Exercise description: From the very first line of the data to the line containing "(0,0) rectangle (743,784);", retype everything exactly, leaving the pictures behind.

Collected data:
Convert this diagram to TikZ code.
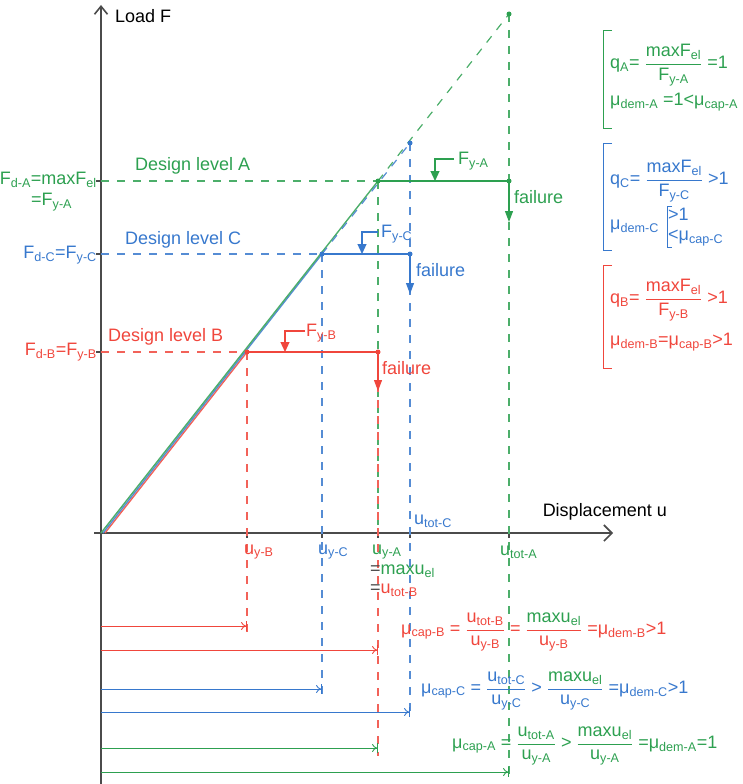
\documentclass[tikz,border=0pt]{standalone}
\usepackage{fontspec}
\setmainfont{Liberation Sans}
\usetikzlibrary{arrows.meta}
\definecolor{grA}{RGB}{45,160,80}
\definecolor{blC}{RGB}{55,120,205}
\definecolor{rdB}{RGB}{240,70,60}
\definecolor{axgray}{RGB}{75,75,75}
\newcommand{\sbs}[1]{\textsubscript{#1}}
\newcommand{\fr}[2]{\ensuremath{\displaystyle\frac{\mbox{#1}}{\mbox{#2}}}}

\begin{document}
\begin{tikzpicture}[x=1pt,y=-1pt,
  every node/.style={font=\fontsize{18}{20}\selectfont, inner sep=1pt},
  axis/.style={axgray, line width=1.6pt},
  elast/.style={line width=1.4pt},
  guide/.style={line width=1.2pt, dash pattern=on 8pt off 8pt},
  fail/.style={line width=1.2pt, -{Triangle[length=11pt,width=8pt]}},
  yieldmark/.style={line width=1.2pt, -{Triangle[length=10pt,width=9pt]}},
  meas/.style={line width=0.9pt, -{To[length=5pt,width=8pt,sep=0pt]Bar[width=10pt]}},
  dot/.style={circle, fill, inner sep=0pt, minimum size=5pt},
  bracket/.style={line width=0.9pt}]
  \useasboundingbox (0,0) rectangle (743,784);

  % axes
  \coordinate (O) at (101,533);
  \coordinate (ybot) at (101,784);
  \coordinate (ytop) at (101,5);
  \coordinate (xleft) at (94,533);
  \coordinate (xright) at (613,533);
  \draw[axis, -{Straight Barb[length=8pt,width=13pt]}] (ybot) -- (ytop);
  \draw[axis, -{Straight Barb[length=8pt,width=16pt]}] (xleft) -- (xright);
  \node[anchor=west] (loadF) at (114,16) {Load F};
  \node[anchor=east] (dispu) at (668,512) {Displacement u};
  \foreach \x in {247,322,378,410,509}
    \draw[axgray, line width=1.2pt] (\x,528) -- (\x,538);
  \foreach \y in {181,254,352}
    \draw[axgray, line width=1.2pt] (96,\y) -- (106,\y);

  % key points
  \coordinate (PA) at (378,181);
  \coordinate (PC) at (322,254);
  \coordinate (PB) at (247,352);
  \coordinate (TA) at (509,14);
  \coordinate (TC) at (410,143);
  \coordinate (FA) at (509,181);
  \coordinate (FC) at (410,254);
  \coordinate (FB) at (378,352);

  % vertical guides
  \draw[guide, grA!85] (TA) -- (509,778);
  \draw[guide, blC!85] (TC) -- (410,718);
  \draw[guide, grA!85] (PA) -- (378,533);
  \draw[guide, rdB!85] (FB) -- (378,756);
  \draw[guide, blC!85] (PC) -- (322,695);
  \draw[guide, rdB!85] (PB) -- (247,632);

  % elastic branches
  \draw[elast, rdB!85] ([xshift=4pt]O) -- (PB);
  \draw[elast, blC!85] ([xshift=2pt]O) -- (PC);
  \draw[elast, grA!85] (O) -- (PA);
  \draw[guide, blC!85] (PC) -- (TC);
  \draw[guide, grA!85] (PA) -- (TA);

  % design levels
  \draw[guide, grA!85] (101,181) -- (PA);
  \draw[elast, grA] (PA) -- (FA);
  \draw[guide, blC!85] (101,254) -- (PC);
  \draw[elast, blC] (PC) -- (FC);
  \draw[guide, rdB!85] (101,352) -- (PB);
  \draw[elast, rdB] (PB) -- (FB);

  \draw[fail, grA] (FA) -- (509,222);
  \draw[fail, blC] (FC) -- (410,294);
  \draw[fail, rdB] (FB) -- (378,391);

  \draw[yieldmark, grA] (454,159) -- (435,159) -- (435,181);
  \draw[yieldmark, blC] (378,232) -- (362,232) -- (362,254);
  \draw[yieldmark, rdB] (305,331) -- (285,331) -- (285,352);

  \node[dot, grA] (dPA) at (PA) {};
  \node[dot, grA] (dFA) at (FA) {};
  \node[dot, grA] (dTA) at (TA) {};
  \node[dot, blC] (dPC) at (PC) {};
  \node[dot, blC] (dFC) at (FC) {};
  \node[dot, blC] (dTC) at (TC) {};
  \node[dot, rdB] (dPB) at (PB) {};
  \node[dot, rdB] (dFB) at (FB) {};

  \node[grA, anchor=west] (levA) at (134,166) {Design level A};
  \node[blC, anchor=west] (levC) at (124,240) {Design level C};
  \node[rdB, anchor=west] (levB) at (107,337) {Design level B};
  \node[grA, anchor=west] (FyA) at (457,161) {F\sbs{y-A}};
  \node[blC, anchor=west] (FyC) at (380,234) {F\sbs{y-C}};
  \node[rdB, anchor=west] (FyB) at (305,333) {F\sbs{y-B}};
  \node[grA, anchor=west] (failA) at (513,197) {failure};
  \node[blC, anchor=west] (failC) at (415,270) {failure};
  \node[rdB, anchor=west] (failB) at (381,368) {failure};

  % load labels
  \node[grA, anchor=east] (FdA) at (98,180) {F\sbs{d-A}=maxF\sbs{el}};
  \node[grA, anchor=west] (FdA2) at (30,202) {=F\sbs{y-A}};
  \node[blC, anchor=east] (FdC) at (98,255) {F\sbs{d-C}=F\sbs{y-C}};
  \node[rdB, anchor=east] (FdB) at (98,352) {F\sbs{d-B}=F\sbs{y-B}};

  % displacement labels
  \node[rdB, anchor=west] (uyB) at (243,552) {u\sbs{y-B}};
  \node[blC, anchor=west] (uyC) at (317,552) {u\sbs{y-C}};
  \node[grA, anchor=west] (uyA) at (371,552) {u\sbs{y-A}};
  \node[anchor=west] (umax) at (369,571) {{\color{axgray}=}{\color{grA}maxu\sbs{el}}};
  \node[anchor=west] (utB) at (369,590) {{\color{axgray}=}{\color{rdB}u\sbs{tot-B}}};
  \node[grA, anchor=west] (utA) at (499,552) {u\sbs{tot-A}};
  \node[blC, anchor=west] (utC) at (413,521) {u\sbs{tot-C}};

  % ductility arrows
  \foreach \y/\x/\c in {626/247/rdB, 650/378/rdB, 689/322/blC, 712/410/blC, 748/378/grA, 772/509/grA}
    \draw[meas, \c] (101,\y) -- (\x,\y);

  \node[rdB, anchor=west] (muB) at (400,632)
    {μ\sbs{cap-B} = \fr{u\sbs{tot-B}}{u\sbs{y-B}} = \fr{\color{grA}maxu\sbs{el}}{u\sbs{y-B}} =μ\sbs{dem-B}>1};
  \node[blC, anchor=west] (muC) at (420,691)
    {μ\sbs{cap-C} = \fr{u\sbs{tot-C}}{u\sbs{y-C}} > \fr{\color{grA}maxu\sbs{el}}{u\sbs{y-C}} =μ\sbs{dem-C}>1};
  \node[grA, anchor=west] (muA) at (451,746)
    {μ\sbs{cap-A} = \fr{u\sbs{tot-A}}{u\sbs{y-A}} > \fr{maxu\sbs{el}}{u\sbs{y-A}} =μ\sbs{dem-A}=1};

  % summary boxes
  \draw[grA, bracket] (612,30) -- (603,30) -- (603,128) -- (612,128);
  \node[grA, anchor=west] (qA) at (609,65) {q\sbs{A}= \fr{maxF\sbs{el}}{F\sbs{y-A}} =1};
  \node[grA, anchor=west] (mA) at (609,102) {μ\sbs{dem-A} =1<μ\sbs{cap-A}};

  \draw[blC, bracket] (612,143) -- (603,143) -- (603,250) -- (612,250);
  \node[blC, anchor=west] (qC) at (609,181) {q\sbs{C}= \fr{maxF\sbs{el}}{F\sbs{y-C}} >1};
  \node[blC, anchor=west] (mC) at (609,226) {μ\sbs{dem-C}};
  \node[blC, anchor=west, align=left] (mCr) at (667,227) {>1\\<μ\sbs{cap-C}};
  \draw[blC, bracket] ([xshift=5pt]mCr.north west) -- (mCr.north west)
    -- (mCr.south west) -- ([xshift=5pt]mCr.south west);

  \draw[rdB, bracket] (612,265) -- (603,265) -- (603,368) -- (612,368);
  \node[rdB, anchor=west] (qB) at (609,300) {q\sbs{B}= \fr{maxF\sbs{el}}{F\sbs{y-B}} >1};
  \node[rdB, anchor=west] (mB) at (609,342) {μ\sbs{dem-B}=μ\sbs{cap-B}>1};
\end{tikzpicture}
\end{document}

Worked answer:
Convert this diagram to TikZ code.
\documentclass[tikz,border=0pt]{standalone}
\usepackage{fontspec}
\setmainfont{Liberation Sans}
\usetikzlibrary{arrows.meta}
\definecolor{grA}{RGB}{45,160,80}
\definecolor{blC}{RGB}{55,120,205}
\definecolor{rdB}{RGB}{240,70,60}
\definecolor{axgray}{RGB}{75,75,75}
\newcommand{\sbs}[1]{\textsubscript{#1}}
\newcommand{\fr}[2]{\ensuremath{\displaystyle\frac{\mbox{#1}}{\mbox{#2}}}}

\begin{document}
\begin{tikzpicture}[x=1pt,y=-1pt,
  every node/.style={font=\fontsize{18}{20}\selectfont, inner sep=1pt},
  axis/.style={axgray, line width=1.6pt},
  elast/.style={line width=1.4pt},
  guide/.style={line width=1.2pt, dash pattern=on 8pt off 8pt},
  fail/.style={line width=1.2pt, -{Triangle[length=11pt,width=8pt]}},
  yieldmark/.style={line width=1.2pt, -{Triangle[length=10pt,width=9pt]}},
  meas/.style={line width=0.9pt, -{To[length=5pt,width=8pt,sep=0pt]Bar[width=10pt]}},
  dot/.style={circle, fill, inner sep=0pt, minimum size=5pt},
  bracket/.style={line width=0.9pt}]
  \useasboundingbox (0,0) rectangle (743,784);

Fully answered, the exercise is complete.